Copy every line that mentions the word "page".

*****

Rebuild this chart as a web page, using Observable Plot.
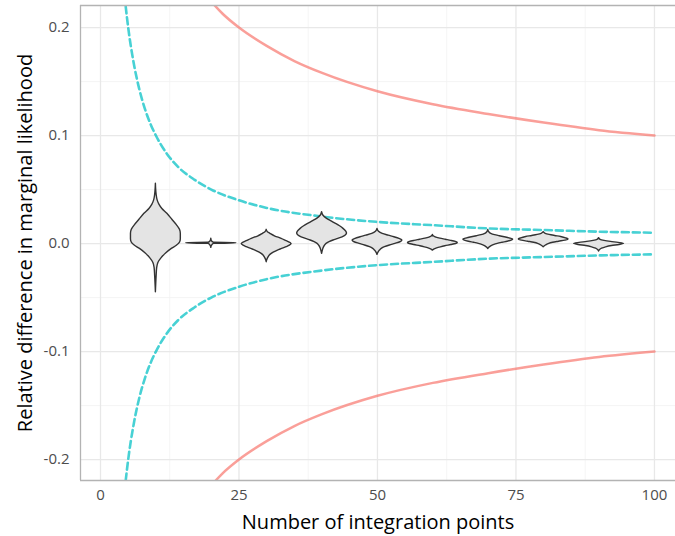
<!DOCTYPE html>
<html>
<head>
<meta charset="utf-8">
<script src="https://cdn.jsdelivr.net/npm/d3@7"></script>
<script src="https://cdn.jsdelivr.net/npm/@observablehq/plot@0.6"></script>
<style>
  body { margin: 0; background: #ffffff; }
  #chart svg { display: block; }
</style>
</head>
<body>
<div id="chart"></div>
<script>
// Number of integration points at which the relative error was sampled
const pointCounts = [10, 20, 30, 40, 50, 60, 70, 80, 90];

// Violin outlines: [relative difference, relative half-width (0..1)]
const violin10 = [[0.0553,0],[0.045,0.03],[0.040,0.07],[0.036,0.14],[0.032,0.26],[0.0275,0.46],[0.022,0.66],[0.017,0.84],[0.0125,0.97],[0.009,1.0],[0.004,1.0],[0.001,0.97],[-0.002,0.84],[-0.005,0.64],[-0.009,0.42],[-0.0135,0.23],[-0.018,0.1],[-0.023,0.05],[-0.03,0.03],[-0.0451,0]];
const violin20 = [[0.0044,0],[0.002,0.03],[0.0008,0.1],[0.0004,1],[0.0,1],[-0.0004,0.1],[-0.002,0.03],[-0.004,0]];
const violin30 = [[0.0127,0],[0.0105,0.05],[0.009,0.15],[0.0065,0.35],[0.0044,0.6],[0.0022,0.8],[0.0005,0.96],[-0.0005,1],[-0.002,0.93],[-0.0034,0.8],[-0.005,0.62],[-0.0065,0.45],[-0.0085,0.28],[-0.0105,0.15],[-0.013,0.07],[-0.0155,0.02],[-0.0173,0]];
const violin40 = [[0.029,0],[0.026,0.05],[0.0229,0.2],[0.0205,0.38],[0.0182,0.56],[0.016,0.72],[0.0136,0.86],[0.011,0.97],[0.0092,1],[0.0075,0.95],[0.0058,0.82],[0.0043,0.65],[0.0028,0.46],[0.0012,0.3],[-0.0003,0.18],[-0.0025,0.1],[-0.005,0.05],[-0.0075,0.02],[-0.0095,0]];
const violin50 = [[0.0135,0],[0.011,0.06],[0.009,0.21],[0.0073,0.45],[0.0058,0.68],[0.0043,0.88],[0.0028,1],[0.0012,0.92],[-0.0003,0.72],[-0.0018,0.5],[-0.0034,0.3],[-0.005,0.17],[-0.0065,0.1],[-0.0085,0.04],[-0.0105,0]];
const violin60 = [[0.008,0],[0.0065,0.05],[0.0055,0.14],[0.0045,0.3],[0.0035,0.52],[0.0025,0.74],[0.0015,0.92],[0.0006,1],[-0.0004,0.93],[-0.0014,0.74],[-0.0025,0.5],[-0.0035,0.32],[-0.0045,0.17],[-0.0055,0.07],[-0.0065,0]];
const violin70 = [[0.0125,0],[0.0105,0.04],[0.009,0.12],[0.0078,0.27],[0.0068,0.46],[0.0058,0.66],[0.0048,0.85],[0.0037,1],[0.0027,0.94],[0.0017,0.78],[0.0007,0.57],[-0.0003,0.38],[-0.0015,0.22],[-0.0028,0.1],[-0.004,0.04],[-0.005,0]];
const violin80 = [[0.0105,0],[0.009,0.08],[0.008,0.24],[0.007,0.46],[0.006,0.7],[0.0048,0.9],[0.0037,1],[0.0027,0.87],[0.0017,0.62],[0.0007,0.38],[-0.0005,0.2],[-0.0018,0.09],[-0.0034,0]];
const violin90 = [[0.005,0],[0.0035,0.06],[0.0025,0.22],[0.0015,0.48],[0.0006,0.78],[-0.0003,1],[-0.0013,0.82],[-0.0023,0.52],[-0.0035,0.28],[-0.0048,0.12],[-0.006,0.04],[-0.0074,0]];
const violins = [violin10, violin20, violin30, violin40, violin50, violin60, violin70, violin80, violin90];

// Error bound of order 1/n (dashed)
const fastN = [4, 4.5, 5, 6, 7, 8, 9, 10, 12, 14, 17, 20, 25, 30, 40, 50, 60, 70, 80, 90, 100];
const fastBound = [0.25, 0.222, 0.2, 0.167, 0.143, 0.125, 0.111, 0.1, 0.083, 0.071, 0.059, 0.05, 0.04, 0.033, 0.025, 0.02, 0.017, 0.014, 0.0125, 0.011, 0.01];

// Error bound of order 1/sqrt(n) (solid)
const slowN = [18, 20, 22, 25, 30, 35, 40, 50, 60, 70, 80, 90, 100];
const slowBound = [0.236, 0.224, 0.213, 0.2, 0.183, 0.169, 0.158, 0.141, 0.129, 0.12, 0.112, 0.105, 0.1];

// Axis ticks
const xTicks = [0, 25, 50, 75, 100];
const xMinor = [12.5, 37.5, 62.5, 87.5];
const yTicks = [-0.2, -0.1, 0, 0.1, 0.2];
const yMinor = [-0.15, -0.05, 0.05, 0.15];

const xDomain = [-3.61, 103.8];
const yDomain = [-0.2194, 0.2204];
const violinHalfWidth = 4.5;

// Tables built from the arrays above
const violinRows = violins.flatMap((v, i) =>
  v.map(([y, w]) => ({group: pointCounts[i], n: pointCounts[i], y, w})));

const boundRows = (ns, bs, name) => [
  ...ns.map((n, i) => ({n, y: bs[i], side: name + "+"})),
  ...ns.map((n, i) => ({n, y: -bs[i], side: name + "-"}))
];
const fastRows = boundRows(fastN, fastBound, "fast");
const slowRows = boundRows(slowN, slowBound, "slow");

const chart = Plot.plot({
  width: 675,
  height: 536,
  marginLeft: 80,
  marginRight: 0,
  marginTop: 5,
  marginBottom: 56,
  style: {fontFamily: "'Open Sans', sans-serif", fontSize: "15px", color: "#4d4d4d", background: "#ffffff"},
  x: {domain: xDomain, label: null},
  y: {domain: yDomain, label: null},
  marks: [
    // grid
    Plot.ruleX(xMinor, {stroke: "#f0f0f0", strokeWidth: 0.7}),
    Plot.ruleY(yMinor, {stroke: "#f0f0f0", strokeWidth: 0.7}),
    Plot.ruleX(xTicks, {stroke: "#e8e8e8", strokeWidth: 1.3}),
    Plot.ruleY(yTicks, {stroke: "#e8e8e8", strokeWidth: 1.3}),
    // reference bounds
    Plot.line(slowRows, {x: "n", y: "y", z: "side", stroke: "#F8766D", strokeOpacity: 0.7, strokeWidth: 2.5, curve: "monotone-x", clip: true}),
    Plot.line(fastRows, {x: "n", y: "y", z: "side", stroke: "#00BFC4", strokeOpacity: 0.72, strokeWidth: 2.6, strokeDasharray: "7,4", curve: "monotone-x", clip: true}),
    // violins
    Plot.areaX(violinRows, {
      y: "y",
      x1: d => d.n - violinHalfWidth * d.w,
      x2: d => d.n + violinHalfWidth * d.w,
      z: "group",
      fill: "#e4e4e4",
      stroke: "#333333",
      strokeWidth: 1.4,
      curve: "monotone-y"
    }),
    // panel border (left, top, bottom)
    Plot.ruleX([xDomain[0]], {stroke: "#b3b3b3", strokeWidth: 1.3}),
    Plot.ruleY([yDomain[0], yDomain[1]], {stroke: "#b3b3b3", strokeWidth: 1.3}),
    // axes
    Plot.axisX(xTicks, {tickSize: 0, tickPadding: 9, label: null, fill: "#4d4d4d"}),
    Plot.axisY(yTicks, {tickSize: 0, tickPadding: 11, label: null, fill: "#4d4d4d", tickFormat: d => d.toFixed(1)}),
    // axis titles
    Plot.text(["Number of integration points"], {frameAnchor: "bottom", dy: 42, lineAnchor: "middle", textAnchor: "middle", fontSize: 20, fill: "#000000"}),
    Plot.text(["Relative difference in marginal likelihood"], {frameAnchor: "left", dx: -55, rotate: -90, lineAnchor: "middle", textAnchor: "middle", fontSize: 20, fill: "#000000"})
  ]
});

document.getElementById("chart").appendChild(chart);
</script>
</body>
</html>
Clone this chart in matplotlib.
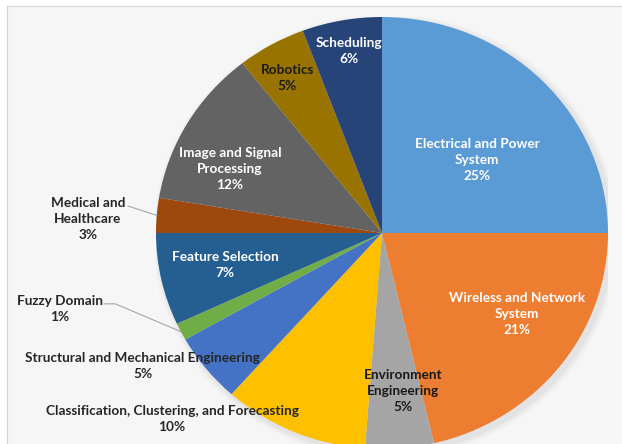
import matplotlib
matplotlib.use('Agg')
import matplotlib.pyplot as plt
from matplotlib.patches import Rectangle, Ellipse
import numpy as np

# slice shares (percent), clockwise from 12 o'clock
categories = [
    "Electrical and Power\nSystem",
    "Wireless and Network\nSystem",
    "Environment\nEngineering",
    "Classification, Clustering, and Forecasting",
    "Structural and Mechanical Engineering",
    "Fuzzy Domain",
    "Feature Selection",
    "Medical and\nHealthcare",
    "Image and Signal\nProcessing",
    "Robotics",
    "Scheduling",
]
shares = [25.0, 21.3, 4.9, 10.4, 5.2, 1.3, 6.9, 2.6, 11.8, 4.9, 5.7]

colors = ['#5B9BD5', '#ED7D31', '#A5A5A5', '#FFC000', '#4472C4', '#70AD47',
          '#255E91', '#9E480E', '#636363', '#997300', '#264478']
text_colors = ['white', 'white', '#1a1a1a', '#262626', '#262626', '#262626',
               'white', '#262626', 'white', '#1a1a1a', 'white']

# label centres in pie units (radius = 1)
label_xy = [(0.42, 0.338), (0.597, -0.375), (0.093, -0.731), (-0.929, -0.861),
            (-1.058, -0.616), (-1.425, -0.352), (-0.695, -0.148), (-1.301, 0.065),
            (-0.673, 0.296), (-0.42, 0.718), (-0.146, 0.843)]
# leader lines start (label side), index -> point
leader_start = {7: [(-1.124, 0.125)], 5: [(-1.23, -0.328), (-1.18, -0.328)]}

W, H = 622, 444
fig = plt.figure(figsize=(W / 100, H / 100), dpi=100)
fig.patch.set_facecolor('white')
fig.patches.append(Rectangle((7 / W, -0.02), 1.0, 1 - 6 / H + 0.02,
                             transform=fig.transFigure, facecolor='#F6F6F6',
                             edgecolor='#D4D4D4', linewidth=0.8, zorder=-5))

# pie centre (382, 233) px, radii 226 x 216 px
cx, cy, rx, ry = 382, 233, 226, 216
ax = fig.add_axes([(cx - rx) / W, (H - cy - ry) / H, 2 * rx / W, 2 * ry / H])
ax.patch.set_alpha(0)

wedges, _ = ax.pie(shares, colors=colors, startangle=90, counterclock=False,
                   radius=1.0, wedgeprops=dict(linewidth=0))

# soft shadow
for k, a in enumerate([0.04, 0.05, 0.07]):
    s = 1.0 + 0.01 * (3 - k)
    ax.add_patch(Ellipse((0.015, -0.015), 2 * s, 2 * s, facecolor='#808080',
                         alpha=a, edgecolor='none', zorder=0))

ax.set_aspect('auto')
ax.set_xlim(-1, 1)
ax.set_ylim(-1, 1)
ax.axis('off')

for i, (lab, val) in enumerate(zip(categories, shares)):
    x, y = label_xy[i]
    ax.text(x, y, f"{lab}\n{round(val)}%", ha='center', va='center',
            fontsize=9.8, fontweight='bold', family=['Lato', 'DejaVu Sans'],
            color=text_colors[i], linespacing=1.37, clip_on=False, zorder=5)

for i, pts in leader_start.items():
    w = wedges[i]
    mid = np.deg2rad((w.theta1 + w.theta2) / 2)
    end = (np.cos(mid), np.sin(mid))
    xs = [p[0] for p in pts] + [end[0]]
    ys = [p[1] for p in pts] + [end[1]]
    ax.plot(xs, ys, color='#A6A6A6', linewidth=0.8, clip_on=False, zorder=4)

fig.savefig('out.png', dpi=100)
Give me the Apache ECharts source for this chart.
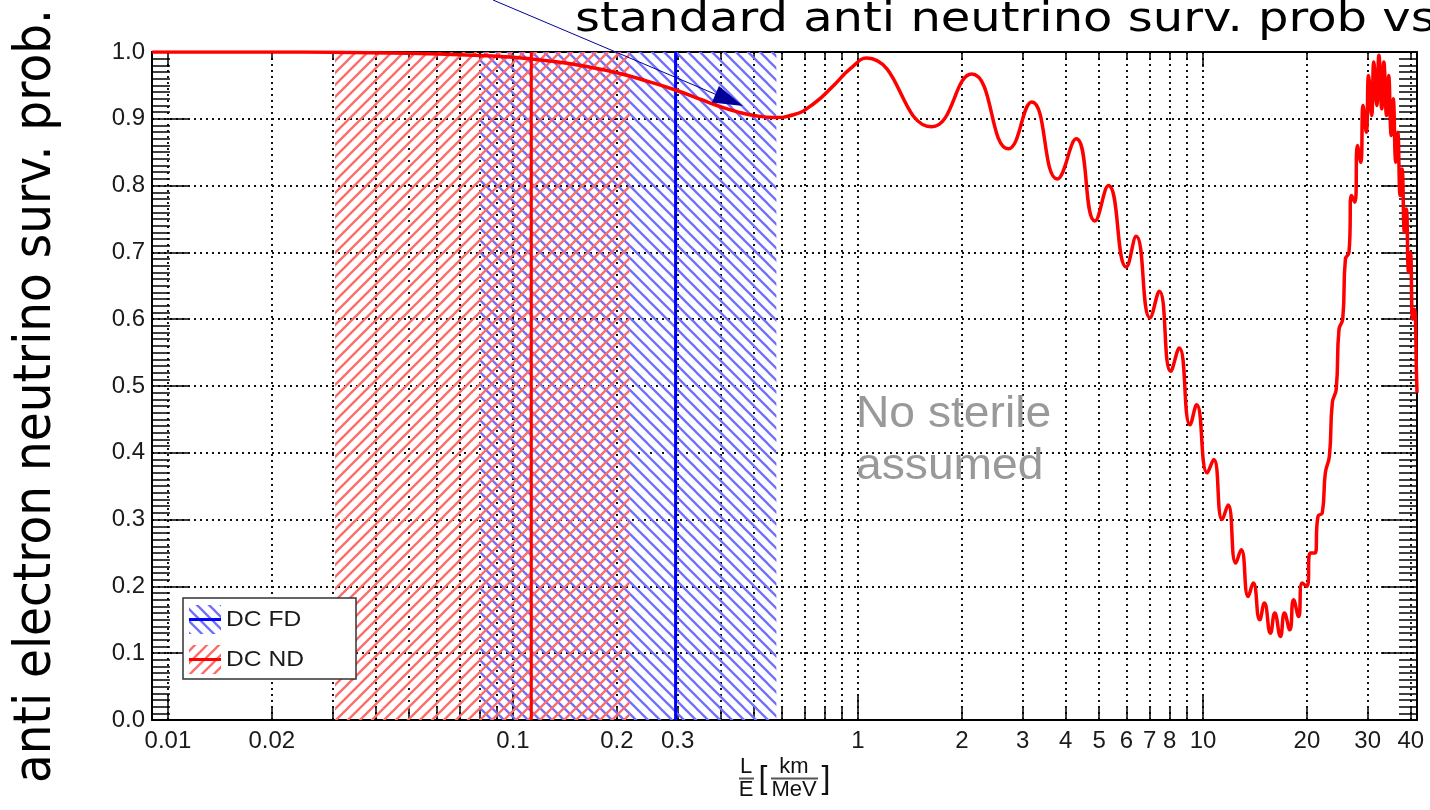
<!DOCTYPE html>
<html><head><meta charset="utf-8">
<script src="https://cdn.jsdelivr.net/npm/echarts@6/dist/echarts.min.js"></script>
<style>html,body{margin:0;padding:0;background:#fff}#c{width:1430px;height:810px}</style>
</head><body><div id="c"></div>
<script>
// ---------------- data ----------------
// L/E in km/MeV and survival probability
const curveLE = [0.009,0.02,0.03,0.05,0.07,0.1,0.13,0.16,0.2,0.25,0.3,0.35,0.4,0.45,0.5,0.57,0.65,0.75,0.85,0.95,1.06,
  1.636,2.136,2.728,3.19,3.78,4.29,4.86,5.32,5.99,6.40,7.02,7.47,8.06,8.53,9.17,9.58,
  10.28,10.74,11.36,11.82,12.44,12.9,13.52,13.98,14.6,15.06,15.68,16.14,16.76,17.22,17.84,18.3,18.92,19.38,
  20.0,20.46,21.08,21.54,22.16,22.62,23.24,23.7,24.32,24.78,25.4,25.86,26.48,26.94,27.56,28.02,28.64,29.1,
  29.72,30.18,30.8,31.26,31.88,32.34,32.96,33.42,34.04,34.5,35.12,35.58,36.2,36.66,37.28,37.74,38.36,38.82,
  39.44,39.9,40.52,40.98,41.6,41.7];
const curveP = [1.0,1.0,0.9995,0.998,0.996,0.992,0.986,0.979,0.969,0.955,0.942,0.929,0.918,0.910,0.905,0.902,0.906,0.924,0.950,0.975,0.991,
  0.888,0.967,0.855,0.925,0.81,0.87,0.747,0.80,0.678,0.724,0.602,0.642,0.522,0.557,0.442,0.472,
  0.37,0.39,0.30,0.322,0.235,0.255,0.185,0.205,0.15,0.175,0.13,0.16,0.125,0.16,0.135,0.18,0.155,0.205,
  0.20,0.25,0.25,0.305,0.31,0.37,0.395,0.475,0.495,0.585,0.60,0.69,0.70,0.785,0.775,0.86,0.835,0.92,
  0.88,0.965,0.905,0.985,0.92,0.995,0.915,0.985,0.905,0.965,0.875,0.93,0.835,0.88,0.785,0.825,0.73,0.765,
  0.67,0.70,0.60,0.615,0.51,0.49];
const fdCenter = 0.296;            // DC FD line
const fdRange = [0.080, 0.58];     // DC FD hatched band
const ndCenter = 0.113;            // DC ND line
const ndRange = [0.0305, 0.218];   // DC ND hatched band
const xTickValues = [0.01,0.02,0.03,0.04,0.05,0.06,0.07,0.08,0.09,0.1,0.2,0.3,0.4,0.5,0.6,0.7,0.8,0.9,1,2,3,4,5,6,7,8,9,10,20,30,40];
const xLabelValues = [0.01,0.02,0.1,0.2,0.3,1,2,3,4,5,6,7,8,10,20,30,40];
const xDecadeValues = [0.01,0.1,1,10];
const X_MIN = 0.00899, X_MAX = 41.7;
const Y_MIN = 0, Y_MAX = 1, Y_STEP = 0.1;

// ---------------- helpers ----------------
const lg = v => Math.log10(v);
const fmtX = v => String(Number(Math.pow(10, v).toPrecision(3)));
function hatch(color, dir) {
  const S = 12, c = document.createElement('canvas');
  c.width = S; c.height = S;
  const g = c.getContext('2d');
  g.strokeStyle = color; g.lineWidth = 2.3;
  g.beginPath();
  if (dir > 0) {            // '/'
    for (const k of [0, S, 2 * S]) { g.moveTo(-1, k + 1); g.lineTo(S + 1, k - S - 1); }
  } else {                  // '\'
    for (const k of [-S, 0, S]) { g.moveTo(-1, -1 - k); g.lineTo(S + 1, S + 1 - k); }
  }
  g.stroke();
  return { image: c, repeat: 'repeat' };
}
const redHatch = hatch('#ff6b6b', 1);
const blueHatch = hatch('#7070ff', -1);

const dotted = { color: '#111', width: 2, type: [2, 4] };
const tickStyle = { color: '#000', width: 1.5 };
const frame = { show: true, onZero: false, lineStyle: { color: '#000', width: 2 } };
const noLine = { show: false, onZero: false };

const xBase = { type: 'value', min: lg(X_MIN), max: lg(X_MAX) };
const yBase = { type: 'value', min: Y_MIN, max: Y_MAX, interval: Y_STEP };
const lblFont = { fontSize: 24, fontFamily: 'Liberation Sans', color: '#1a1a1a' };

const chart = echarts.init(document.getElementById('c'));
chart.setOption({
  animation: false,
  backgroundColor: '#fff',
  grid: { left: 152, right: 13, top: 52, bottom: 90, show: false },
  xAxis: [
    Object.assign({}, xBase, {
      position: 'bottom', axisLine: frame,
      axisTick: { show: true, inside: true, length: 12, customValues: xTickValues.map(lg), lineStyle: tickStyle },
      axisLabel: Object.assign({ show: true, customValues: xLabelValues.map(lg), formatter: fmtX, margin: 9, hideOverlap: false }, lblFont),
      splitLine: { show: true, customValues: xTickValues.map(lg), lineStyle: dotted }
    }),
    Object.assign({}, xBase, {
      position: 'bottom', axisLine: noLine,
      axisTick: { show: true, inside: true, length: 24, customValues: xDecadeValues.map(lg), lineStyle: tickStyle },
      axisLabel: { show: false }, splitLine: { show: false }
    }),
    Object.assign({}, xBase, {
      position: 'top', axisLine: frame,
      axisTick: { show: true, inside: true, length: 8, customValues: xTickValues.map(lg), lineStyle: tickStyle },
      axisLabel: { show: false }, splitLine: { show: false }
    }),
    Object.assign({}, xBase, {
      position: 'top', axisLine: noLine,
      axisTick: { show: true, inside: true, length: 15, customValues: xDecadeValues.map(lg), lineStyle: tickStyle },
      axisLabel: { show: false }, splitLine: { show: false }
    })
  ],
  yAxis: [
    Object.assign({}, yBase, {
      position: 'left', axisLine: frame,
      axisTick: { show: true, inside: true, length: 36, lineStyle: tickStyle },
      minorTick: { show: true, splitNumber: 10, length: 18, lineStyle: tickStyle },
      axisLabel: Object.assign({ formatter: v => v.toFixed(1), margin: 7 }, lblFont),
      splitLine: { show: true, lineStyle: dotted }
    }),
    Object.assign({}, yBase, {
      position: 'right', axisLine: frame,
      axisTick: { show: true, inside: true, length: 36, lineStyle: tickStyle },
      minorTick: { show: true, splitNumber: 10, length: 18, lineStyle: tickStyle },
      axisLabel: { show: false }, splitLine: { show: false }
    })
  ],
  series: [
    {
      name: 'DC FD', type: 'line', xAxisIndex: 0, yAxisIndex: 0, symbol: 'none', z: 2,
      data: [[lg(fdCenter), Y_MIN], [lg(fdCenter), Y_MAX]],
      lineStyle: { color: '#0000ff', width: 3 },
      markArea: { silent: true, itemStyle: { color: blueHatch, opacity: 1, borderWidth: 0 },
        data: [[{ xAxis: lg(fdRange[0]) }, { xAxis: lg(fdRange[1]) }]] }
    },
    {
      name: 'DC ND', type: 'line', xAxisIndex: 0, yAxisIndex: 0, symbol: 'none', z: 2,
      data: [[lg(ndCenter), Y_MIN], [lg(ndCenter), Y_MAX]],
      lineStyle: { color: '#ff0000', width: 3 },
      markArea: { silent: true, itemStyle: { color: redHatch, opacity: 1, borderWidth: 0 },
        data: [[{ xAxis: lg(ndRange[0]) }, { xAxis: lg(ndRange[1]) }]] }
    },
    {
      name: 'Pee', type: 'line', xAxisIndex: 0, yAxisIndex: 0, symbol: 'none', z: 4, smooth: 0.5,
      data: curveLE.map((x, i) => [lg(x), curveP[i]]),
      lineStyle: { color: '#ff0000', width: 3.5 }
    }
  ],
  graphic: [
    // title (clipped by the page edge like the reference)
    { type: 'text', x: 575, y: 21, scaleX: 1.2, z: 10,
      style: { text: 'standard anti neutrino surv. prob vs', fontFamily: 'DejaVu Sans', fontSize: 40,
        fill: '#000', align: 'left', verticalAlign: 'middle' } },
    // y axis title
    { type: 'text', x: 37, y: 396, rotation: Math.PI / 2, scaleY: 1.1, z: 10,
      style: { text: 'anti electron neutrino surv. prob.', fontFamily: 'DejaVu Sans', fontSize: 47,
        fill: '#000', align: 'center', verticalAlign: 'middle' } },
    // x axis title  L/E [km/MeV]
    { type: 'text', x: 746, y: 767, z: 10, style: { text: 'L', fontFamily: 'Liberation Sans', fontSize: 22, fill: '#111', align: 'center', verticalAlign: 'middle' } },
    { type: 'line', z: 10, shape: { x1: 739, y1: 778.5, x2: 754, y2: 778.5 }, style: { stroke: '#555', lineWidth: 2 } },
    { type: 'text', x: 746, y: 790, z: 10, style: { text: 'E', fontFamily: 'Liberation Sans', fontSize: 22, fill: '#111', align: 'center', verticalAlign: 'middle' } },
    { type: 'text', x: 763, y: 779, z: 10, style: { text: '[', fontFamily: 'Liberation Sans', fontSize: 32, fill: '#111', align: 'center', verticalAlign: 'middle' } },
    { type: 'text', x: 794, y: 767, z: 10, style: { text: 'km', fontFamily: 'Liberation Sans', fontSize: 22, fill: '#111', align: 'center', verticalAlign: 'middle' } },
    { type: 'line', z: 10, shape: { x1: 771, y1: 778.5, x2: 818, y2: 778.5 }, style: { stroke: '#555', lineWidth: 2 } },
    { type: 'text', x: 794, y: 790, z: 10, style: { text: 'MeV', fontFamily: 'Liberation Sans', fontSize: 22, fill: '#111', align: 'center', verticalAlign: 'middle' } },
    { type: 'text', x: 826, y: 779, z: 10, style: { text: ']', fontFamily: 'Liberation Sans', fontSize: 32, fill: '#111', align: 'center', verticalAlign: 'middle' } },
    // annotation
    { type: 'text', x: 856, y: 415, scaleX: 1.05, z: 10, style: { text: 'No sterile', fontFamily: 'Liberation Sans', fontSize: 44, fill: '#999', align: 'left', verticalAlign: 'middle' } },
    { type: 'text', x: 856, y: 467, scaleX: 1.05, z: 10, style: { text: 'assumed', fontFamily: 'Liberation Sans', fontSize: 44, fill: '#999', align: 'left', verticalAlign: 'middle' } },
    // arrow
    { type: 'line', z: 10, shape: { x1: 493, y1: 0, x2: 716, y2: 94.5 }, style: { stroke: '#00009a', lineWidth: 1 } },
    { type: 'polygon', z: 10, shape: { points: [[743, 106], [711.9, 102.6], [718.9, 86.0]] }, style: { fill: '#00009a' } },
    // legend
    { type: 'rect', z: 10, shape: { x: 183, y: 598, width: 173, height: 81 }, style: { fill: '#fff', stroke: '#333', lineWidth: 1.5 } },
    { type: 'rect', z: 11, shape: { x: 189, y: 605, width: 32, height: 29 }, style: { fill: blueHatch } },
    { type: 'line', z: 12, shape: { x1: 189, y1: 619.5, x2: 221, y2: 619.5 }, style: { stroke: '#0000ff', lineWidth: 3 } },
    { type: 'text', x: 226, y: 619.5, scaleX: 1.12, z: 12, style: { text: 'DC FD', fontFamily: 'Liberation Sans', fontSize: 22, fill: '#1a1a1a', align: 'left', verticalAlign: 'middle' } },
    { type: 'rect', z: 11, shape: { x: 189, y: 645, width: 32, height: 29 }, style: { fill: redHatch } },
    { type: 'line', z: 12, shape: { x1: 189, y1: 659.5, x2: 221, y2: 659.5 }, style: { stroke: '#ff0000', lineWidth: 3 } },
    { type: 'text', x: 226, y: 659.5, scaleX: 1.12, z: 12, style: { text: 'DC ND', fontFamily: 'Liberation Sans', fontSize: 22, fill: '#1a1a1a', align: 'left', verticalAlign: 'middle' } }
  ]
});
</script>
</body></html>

*****

_RESULT FOR THIS EXERCISE_
Rebuild this chart as a web page, using Observable Plot.
    // title (clipped by the page edge like the reference)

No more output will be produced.